I'm not saying that it would be impossible to write so much so often. If it was my job, I would. This blog is just a new drop in the bucket of all the many things to do that would be just as well not done. On top of all of those things, are things that do matter, that I'm obligated to choose to do. Above all is maintaining a balance of my choices that pleases me the most at the time. Too much of any one thing is no good. Everything needs rest to stay strong. For example, as my brain begins to exhaust from writing, I begin to spell phonetically. By the time I need a break from one thing, I'm usually ready to pick up on something else that was put on break earlier, so I kind of do what I want when I want, in an always occupied sort of way.

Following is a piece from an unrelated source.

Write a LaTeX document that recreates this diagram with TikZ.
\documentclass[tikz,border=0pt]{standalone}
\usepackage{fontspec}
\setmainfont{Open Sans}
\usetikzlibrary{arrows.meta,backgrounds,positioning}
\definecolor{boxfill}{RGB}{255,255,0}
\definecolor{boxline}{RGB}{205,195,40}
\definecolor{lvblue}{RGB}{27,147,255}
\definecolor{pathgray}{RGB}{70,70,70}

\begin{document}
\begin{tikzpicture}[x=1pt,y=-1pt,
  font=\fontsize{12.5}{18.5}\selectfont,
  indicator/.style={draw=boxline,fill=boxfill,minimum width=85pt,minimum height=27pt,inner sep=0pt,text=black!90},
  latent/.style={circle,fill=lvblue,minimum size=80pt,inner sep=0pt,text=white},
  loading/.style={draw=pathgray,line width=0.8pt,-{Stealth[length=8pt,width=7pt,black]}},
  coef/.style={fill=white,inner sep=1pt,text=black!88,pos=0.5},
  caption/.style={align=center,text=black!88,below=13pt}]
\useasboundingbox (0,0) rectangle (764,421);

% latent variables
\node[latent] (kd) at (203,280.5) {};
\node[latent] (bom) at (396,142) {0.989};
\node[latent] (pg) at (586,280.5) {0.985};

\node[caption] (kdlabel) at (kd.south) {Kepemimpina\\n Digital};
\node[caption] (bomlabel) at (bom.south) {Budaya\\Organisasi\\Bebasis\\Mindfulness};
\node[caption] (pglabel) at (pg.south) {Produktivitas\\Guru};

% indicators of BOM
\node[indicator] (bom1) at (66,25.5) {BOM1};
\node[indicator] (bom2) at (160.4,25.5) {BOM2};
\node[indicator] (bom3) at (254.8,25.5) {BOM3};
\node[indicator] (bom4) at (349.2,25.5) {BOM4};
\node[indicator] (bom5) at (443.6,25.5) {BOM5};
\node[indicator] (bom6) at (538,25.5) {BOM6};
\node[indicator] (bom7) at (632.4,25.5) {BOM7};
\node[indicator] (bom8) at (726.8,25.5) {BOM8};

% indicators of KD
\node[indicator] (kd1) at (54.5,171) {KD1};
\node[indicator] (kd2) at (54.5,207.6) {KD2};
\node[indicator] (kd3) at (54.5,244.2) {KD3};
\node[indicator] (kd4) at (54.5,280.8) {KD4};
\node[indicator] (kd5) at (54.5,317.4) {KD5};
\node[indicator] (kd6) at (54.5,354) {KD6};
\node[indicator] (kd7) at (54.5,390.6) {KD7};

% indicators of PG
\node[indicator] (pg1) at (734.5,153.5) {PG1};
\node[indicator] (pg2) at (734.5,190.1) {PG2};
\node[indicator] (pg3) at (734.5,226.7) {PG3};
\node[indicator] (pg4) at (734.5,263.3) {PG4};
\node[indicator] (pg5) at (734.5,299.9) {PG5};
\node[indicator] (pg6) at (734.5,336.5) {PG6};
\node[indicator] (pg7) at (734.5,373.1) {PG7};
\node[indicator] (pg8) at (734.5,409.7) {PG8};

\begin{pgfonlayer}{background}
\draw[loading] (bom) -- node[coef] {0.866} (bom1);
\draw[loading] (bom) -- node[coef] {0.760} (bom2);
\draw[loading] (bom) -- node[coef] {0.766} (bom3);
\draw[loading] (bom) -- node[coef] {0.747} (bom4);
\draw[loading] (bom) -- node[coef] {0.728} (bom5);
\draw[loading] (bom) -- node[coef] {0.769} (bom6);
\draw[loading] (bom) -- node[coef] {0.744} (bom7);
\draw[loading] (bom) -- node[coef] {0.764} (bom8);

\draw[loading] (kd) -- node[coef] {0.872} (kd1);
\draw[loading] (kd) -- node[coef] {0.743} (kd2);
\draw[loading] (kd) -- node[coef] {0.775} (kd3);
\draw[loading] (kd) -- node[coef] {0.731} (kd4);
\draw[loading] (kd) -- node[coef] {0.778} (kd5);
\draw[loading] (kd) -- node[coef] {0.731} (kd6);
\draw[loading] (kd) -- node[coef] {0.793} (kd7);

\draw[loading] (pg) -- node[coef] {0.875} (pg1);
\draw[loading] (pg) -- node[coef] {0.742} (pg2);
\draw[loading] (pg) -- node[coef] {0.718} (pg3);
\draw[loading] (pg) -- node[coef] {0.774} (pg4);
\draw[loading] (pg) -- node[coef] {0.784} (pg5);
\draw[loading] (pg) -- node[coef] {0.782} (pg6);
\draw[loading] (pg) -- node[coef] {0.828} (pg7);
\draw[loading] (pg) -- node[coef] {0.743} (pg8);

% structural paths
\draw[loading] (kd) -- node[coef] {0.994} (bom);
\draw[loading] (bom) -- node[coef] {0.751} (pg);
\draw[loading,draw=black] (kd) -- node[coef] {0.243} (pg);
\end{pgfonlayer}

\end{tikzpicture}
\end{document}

For an unemployed housewife with no children, I'm mysteriously busy. I can account for all the things I do, but I could stop everything aside from house cleaning, and appear just as productive. I do waste an unnecessary portion of my effort thinking about my tasks. I squeeze in chunks of laziness everywhere, but acting lazy doesn't always allow me to relax. I'm not at my best balance with that right now. Maybe it's the weather. Everyone wants to make the most of their summer. Maybe it's because I have no job. Maybe it's the voice in my head that knows how unimaginably busier everyone else is that won't shut up long enough to calm down. Maybe it's your fault. Busy, busy, busy.
Writing is good for me, and I need the practice, and I love the fame. This blog is still experimental, but I'm committed until stated otherwise. If you don't expect too much from me, I won't give you too little.